Un certain nombre d’estimations suggèrent que le recours aux taxes carbone nécessaire à une réduction supplémentaire de 330 Mt de CO2 dans l’UE coûterait 250 milliards $ par an. D’un autre côté, le recours bienheureux au fracking aux États-Unis permet non seulement de réduire bien davantage et gratuitement les émissions, mais emporte également des avantages à long terme pour la société, grâce à la baisse des prix de l’énergie.

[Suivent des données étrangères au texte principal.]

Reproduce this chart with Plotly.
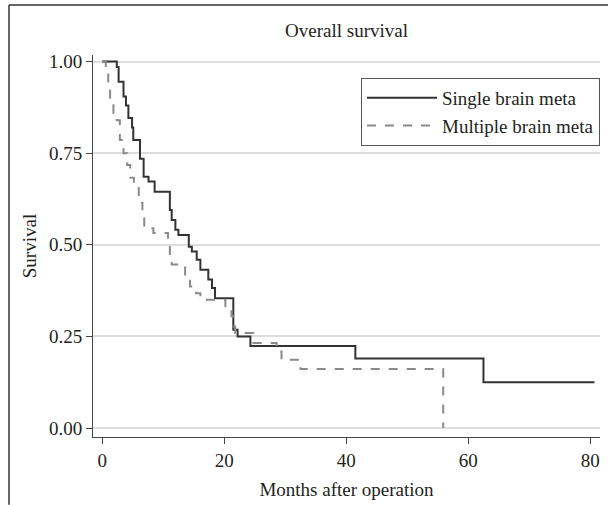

Vérité incroyable, le fracking a réussi là où Kyoto et les taxe carbone ont échoué. Comme le montre une étude menée par le Breakthrough Institute, le fracking est le résultat d’un investissement substantiel de la part du gouvernement dans l’innovation technologique ces trente dernières années.

Les économistes s’intéressant au changement climatique ont souligné à maintes reprises qu’une telle innovation énergétique constituait la solution la plus efficace en matière de climat, dans la mesure où il s’agissait de la manière la plus sûre de réduire le prix des sources d’énergies vertes futures jusqu’en dessous du prix des combustibles fossiles. Par opposition, les subventions actuelles en faveur d’une énergie solaire ou d’un éthanol inefficaces constitueraient un gaspillage d’argent ne bénéficiant qu’à un certain nombre d’intérêts particuliers.

Loin d’être une panacée, le fracking est véritablement, et de loin, la meilleure option de cette décennie en matière d’énergie verte.